While reading Axler's Linear Algebra Done Right, in Chapter 3 (Linear Maps) section D (Invertibility and Isomorphisms) I was briefly puzzled by his proof that invertibility implies and is implied by the combination of both injectivity and surjectivity. (3.63 in the 4th edition.) Specifically, it was the part where for some $T \in \mathcal{L}(\mathbf{V},\mathbf{W})$, and given $\mathbf{w} \in \mathbf{W}$, Axler states that $\mathbf{w} = T(T^{-1}\mathbf{w})$ implies that $\operatorname{range} T = \mathbf{W}$.
I was perplexed because it wasn't clear to me why the existence of some $S$ such that $S(T\mathbf{v}) = \mathbf{v}$ would necessarily also require that $T(S\mathbf{w}) = \mathbf{w}$.

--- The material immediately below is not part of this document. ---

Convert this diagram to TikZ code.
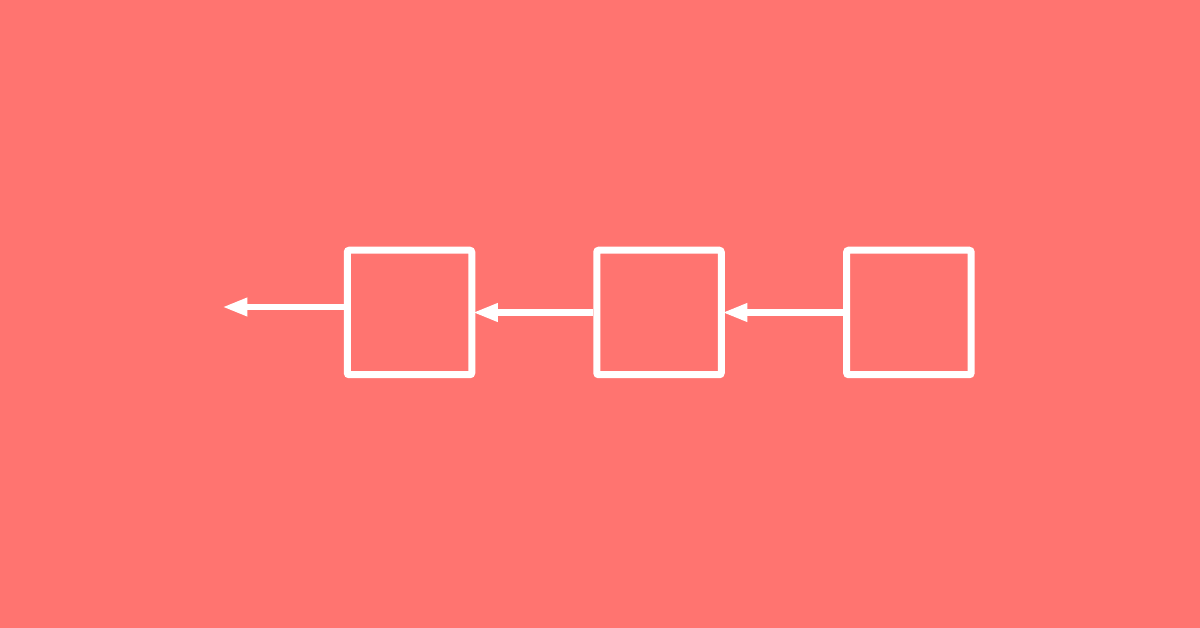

I eventually realised that my concept for "inverse" was narrower than the definition the book gave. For example, I thought that if $T \in \mathcal{L}(\mathbb{R}^2,\mathbb{R}^3)$ is defined as $T(x,y) = (x,y,0)$, then the function $S(x,y,z) = (x,y)$ would serve as an inverse of $T$, because for any $\mathbf{x} \in \mathbb{R}^2$, $S(T\mathbf{x}) = \mathbf{x}$. The effect of $S$ effectively cancels out the effect $T$; we might say that $S$ has the inverse effect of $T$.
This $T$ is clearly not surjective, hence my surprise at the assertion that all invertible linear maps are injective and surjective.
I did eventually work out that this example doesn't qualify as an inverse because the definition of a linear map is symmetric: it requires not only that $ST = I$ but also that $TS = I$ which is not true for my example.
And it's that symmetry that in turn seems to guarantee surjectivity and injectivity of an inverse.
But I have a question: why the symmetry? Is there some way in which my initial misconception of an inverse (merely $ST = I$, with no requirement that also $TS = I$) is broken? Does this narrower concept even have a name? Or is it merely not interesting enough to be thought of as a thing in its own right?